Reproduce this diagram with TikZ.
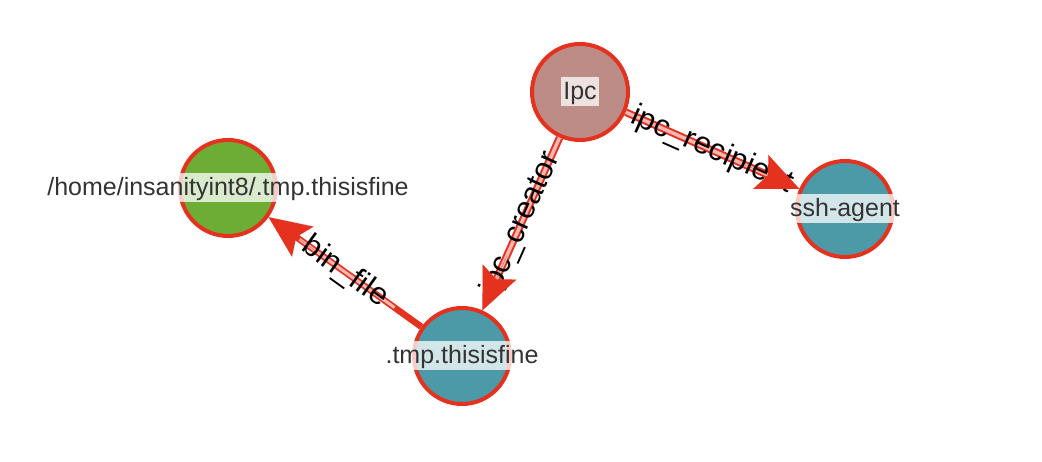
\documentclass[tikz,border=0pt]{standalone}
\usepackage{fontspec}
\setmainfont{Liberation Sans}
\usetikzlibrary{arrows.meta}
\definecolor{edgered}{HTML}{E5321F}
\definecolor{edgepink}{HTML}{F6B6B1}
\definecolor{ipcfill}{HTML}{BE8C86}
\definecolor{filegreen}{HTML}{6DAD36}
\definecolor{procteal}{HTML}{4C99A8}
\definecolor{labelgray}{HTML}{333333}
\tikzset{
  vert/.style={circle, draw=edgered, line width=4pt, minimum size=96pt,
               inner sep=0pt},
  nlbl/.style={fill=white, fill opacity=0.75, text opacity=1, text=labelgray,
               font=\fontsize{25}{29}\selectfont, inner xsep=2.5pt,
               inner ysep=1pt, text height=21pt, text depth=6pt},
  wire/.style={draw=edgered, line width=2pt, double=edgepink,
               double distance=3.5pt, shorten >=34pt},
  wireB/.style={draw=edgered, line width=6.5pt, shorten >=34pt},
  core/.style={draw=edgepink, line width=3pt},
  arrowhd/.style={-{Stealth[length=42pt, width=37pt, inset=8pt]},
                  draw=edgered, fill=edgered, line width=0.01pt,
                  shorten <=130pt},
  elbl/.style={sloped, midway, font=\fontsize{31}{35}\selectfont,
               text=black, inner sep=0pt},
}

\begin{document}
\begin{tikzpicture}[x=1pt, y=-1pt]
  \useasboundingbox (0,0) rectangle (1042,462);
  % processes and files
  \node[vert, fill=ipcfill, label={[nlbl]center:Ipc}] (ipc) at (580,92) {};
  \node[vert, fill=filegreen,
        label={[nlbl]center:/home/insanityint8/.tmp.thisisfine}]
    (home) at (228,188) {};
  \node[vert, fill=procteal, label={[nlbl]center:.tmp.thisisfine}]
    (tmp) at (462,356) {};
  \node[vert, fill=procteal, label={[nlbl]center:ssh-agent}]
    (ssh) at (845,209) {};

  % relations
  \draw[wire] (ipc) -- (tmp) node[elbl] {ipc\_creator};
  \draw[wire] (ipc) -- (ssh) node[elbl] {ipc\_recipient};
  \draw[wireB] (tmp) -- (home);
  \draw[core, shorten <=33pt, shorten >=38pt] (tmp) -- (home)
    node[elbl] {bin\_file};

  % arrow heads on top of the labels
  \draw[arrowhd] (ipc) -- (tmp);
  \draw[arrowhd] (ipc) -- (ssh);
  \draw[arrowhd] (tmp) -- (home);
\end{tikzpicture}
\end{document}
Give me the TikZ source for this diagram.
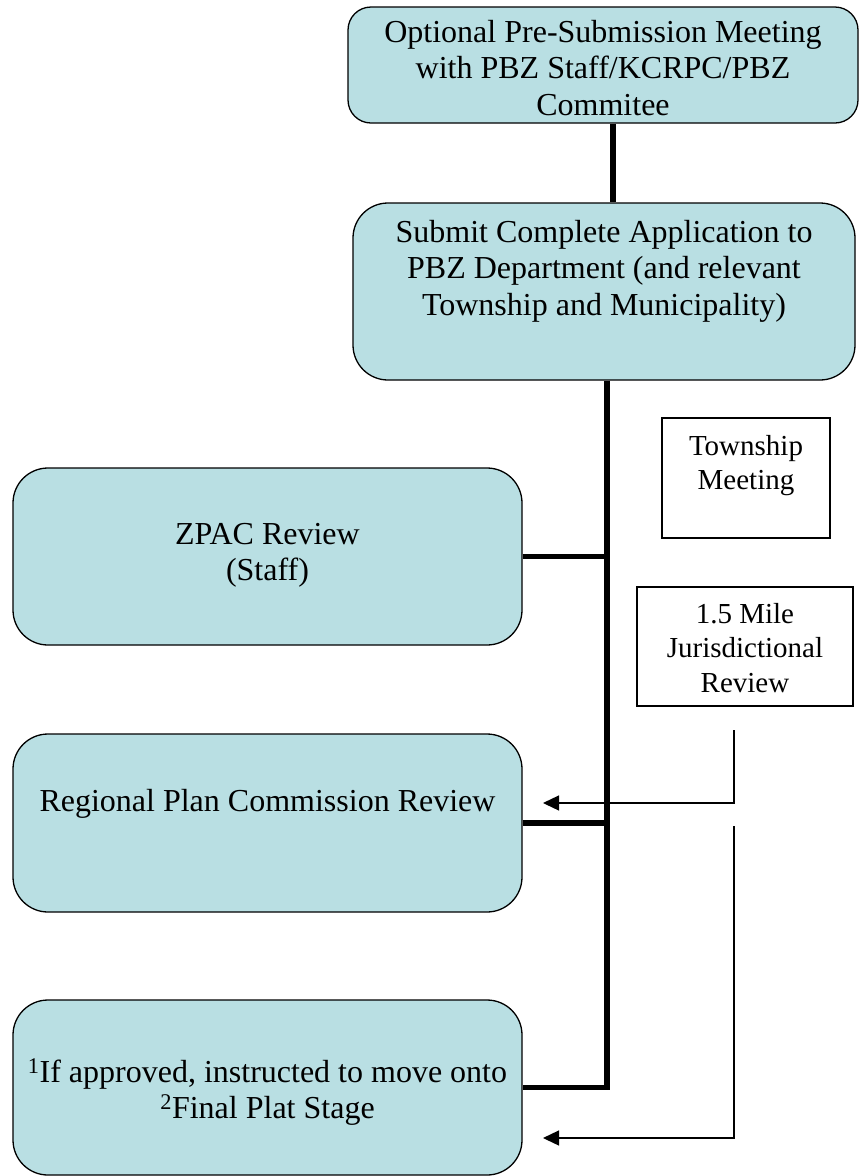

------------------------------------------------

Task instructions:
Repeat verbatim all the material, but not the pictures.

Exercise answer:
Reproduce this diagram with TikZ.
\documentclass[tikz,border=0pt]{standalone}
\usepackage{fontspec}
\setmainfont{Liberation Sans}
\usetikzlibrary{arrows.meta}
\definecolor{edgered}{HTML}{E5321F}
\definecolor{edgepink}{HTML}{F6B6B1}
\definecolor{ipcfill}{HTML}{BE8C86}
\definecolor{filegreen}{HTML}{6DAD36}
\definecolor{procteal}{HTML}{4C99A8}
\definecolor{labelgray}{HTML}{333333}
\tikzset{
  vert/.style={circle, draw=edgered, line width=4pt, minimum size=96pt,
               inner sep=0pt},
  nlbl/.style={fill=white, fill opacity=0.75, text opacity=1, text=labelgray,
               font=\fontsize{25}{29}\selectfont, inner xsep=2.5pt,
               inner ysep=1pt, text height=21pt, text depth=6pt},
  wire/.style={draw=edgered, line width=2pt, double=edgepink,
               double distance=3.5pt, shorten >=34pt},
  wireB/.style={draw=edgered, line width=6.5pt, shorten >=34pt},
  core/.style={draw=edgepink, line width=3pt},
  arrowhd/.style={-{Stealth[length=42pt, width=37pt, inset=8pt]},
                  draw=edgered, fill=edgered, line width=0.01pt,
                  shorten <=130pt},
  elbl/.style={sloped, midway, font=\fontsize{31}{35}\selectfont,
               text=black, inner sep=0pt},
}

\begin{document}
\begin{tikzpicture}[x=1pt, y=-1pt]
  \useasboundingbox (0,0) rectangle (1042,462);
  % processes and files
  \node[vert, fill=ipcfill, label={[nlbl]center:Ipc}] (ipc) at (580,92) {};
  \node[vert, fill=filegreen,
        label={[nlbl]center:/home/insanityint8/.tmp.thisisfine}]
    (home) at (228,188) {};
  \node[vert, fill=procteal, label={[nlbl]center:.tmp.thisisfine}]
    (tmp) at (462,356) {};
  \node[vert, fill=procteal, label={[nlbl]center:ssh-agent}]
    (ssh) at (845,209) {};

  % relations
  \draw[wire] (ipc) -- (tmp) node[elbl] {ipc\_creator};
  \draw[wire] (ipc) -- (ssh) node[elbl] {ipc\_recipient};
  \draw[wireB] (tmp) -- (home);
  \draw[core, shorten <=33pt, shorten >=38pt] (tmp) -- (home)
    node[elbl] {bin\_file};

  % arrow heads on top of the labels
  \draw[arrowhd] (ipc) -- (tmp);
  \draw[arrowhd] (ipc) -- (ssh);
  \draw[arrowhd] (tmp) -- (home);
\end{tikzpicture}
\end{document}
Give me the TikZ source for this diagram.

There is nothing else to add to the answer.